Let $G$ be a finite group with a transitive action on $X,|X|=n$. Prove $\forall x,y\in X\exists g\in G$ s.t. $g^{-1}{\rm Stab}_G(x)g={\rm Stab}_G(y)$

Question

Let $G$ be a finite group with a transitive action on set $X,|X|=n$. Prove $\forall x,y\in X \space \exists g\in G$ such that $g^{-1}{\rm Stab}_G(x)g={\rm Stab}_G(y)$

$\implies$: This is a transitive action, hence $ \exists g\in G$ such that $g\cdot y=x$.

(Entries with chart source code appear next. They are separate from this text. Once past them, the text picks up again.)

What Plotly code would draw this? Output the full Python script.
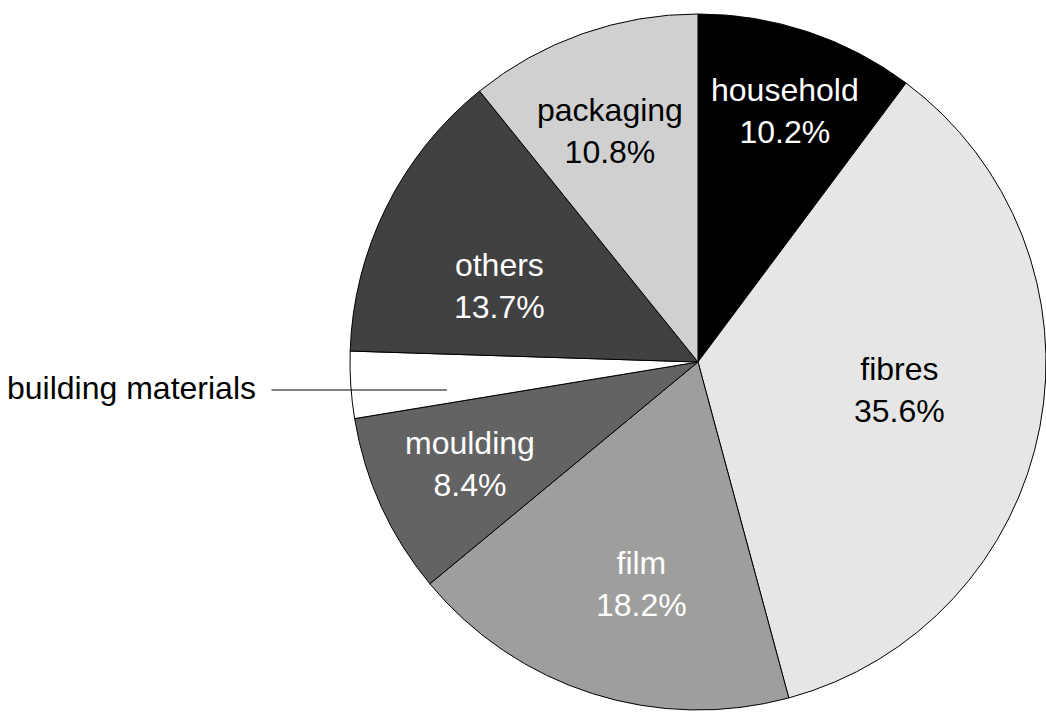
import math
import plotly.graph_objects as go

labels = ["household", "fibres", "film", "moulding", "building materials", "others", "packaging"]
values = [10.2, 35.6, 18.2, 8.4, 3.1, 13.7, 10.8]
colors = ["#000000", "#e6e6e6", "#9e9e9c", "#636363", "#ffffff", "#414141", "#d0d0d0"]
text_colors = ["white", "black", "white", "white", "black", "white", "black"]
# label placement style (fraction of radius, angle nudge in degrees); None = outside label
label_r = [0.763, 0.586, 0.657, 0.717, None, 0.611, 0.709]
label_nudge = [0.8, -2.9, -3.3, 0.3, 0.0, -5.5, -1.4]

W, H = 1046, 713
dom_x = [0.3346, 1.0]
dom_y = [0.0, 0.9846]
FONT = "Liberation Sans, Arial"

fig = go.Figure(go.Pie(
    labels=labels,
    values=values,
    sort=False,
    direction="clockwise",
    rotation=0,
    marker=dict(colors=colors, line=dict(color="black", width=1)),
    textinfo="none",
    domain=dict(x=dom_x, y=dom_y),
    showlegend=False,
    hoverinfo="label+percent",
))

# pie geometry as laid out by plotly
cx = (dom_x[0] + dom_x[1]) / 2 * W
cy = (1 - (dom_y[0] + dom_y[1]) / 2) * H
R = min((dom_x[1] - dom_x[0]) * W, (dom_y[1] - dom_y[0]) * H) / 2

total = sum(values)
cum = 0.0
for lab, v, tc, fr, nd in zip(labels, values, text_colors, label_r, label_nudge):
    mid = (cum + v / 2) / total * 360 + nd
    cum += v
    if fr is None:
        continue
    px = cx + fr * R * math.sin(math.radians(mid))
    py = cy - fr * R * math.cos(math.radians(mid))
    fig.add_annotation(
        x=px / W, y=1 - py / H, xref="paper", yref="paper",
        xanchor="center", yanchor="middle",
        text=f"{lab}<br>{v / total * 100:.1f}%", showarrow=False,
        font=dict(family=FONT, size=32, color=tc),
    )

# outside label for building materials with leader line
fig.add_annotation(
    x=447 / W, y=1 - 390 / H, xref="paper", yref="paper",
    ax=-177, ay=0, axref="pixel", ayref="pixel",
    text="", showarrow=True, arrowhead=0, arrowwidth=1, arrowcolor="black",
)
fig.add_annotation(
    x=258 / W, y=1 - 388 / H, xref="paper", yref="paper",
    xanchor="right", yanchor="middle",
    text="building materials", showarrow=False,
    font=dict(family=FONT, size=32, color="black"),
)

fig.update_layout(
    width=W, height=H,
    margin=dict(l=0, r=0, t=0, b=0),
    paper_bgcolor="white", plot_bgcolor="white",
)

fig.write_html("out.html")
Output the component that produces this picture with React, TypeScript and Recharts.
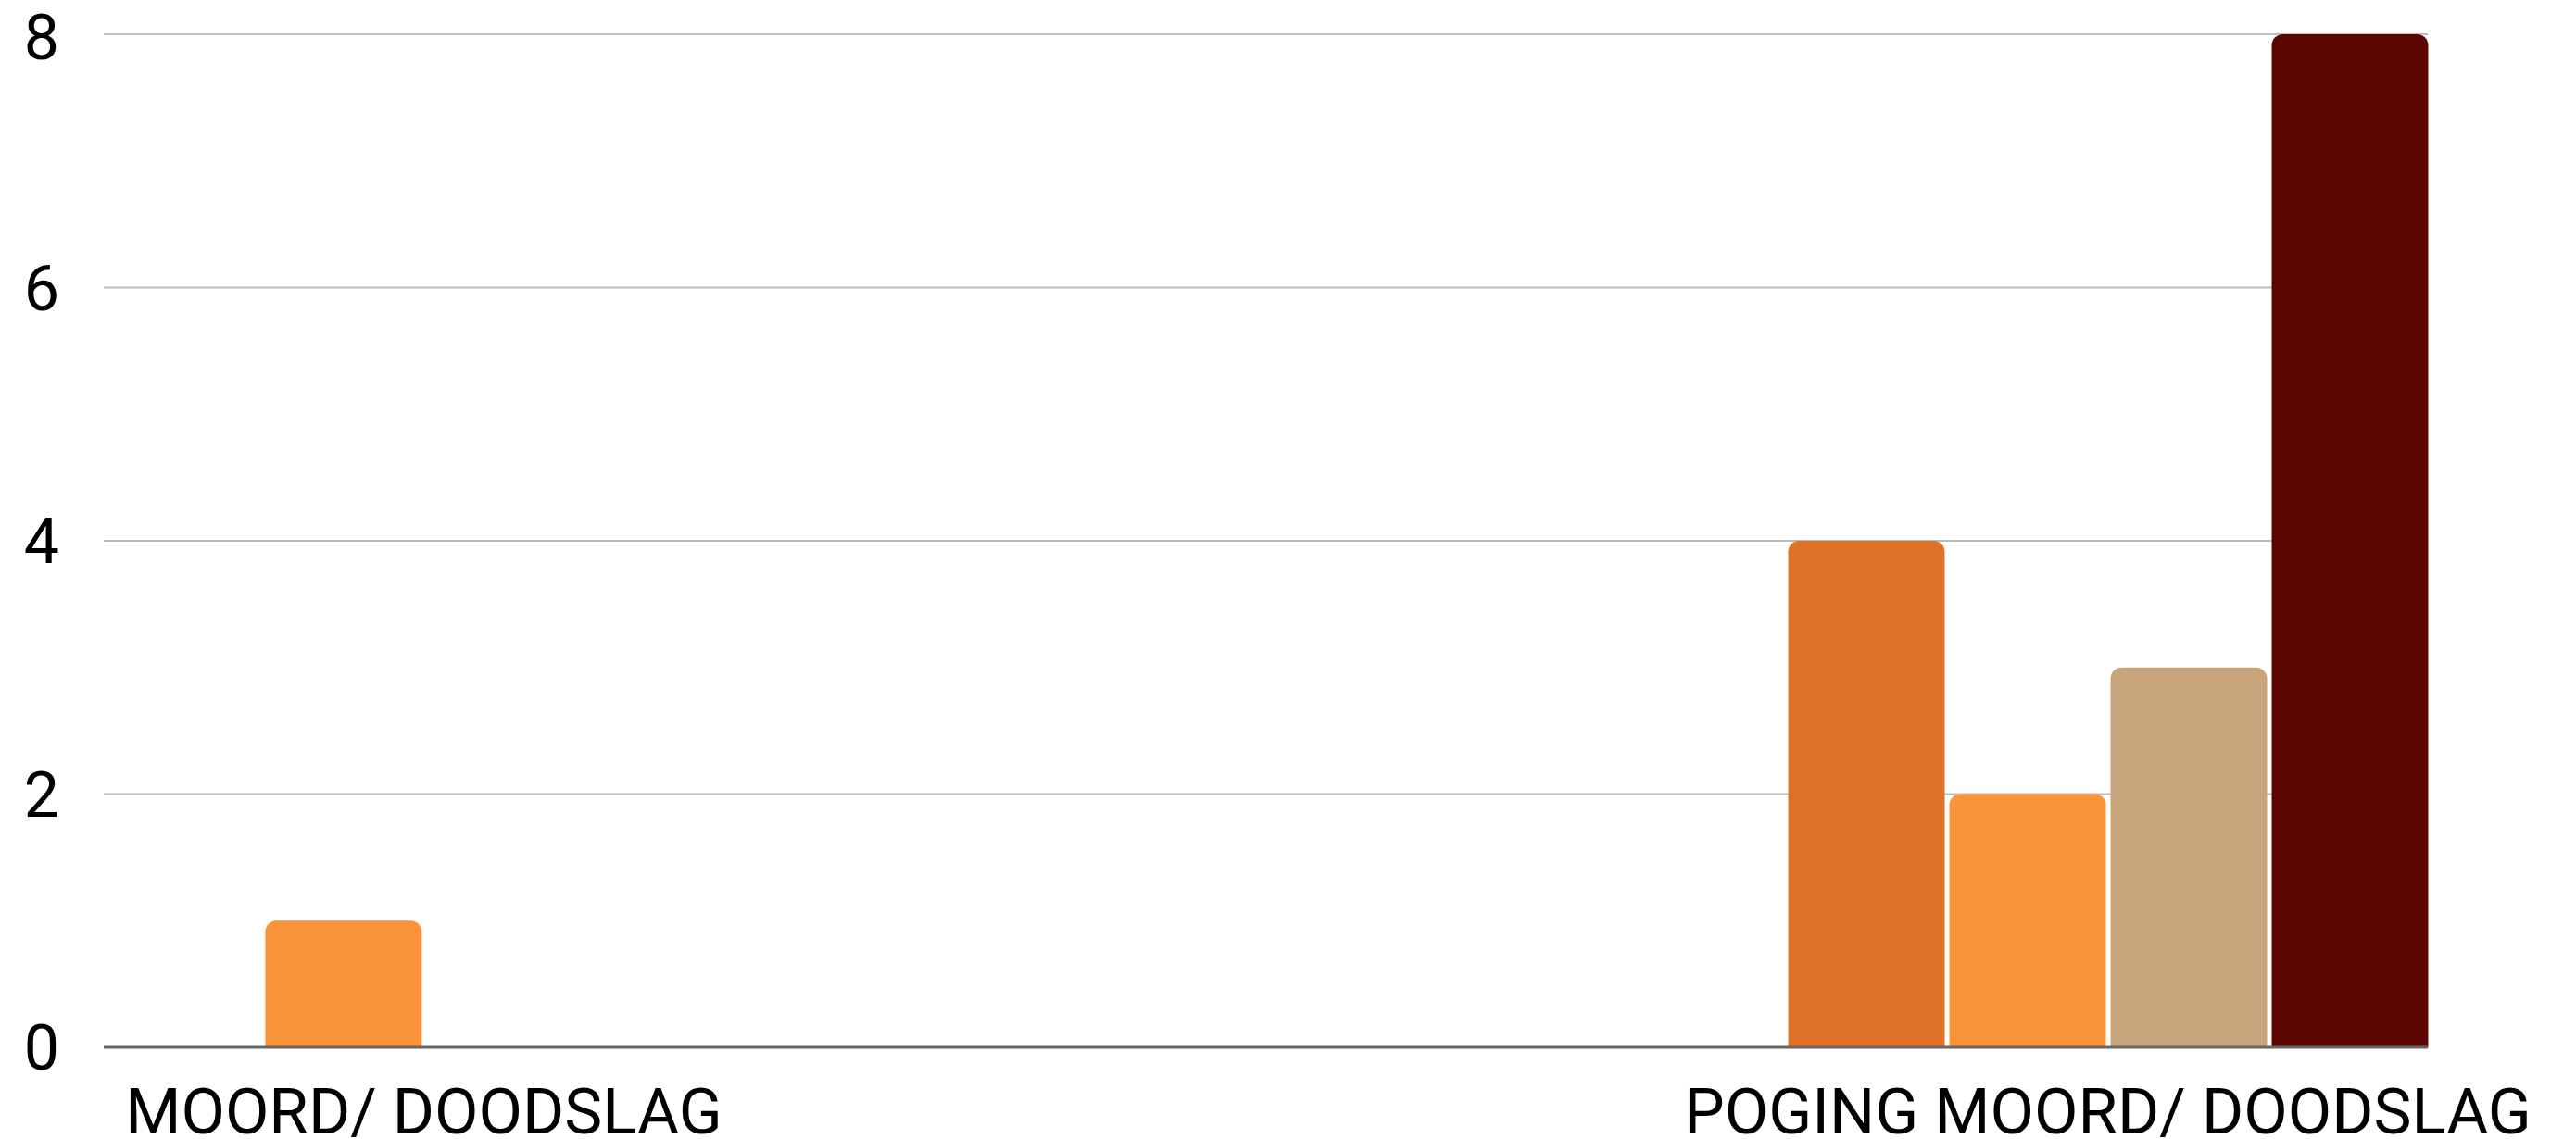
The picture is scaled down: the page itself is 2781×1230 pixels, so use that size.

$g^{-1}{\rm Stab}_G(x)g\cdot y=g^{-1}{\rm Stab}_G(x)\cdot x=g^{-1}\cdot x=y\implies g^{-1}{\rm Stab}_G(x)g\subseteq {\rm Stab}_G(y).$

I have a problems with the other side, ${\rm Stab}_G(y)\subseteq g^{-1}{\rm Stab}_G(x)g$.

Any help is welcome!

Thanks!

Answer 1

Everything about groups is symmetric. Replace $x$ by $y$ and $g$ by $g^{-1},$ and live happily ever after.

Answer 2

In general, if $y\in O(x)$ (the orbit of $x\in X$), then there is some $g'\in G$ such that $y=g'\cdot x$. But then: \begin{alignat}{1} \operatorname {Stab}_G(y) &= \{g\in G\mid g\cdot y=y\} \\ &= \{g\in G\mid g\cdot (g'\cdot x)=g'\cdot x\} \\ &= \{g\in G\mid (g'^{-1}gg')\cdot x=x\} \\ \tag 1 \end{alignat} Now, call $g'':=g'^{-1}gg'$; then, $g=g'g''g'^{-1}$, and $(1)$ yields: \begin{alignat}{1} \operatorname {Stab}_G(y) &= \{g'g''g'^{-1}\in G\mid g''\cdot x=x\} \\ &= g'\{g''\in G\mid g''\cdot x=x\}g'^{-1} \\ &= g'\operatorname {Stab}_G(x)g'^{-1} \\ \end{alignat} If the action is transitive, then this holds for every $y\in X$, because the whole $X$ is the only one orbit. Moreover, the finiteness seems not to be relevant.